L'émotion suscitée peut s'avérer aussi salutaire que ravageuse. Car la diffusion mondialisée de corps d'enfants gazés, étendus par dizaines, ou d'exécutions sommaires et méthodiques est désormais mondialisée et cela en un instant, avec le risque de tout confondre. En tout cas, elle change la nature des conflits.

"En Syrie, on peut adresser un grand merci aux vidéos prises par les smartphones ou relayées par les réseaux sociaux, grâce à elles, 'les audiences stratégiques' en cas de guerre sont maintenant globales", analyse Émile Simpson. Ce chercheur que l'on baptise déjà outre-Manche le nouveau Clausewitz — célèbre théoricien militaire prussien — tente une réflexion nouvelle sur les conflits modernes. Pour lui, le face à face classique entre ennemis est bel et bien fini. Les armées ne peuvent se mobiliser que si l'on parvient à convaincre les populations, dit-il en substance. D'où le concept d'audience stratégique. Les belligérants doivent expliquer, justifier, montrer pour emporter leur opinion publique. C'est ce qu'il appelle un récit lui aussi stratégique. Et dans ce récit, chacun fait appel à l'émotion. "Pouvons-nous revenir à une situation où il y aurait une distinction claire entre l'activité militaire et politique? Je ne le pense pas. Partout dans le monde, l'opinion publique des pays concernés par un conflit a maintenant toujours son mot à dire", affirme-t-il.

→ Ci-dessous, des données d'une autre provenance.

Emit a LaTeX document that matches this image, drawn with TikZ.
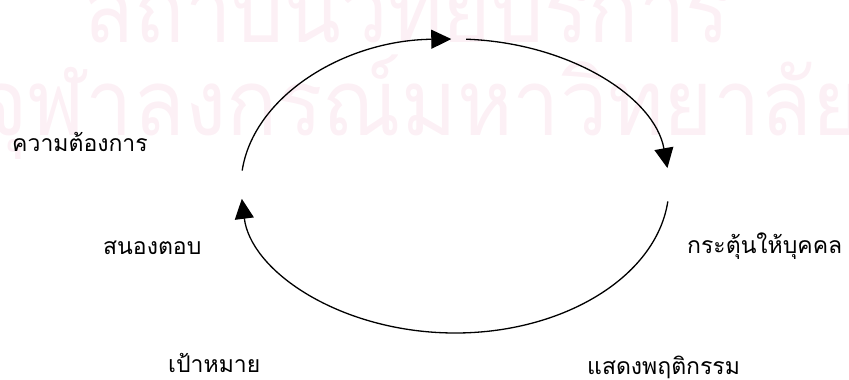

Dans cette perspective, on comprend mieux l'importance de la guerre des images chocs à laquelle se livrent les uns et les autres. A force d'indignation, elles peuvent soulever les ardeurs de la confrontation directe. Elles peuvent aussi annihiler toute action. La guerre de la photo ou de la vidéo mise en ligne comme continuation de la politique, aurait pu dire Clausewitz.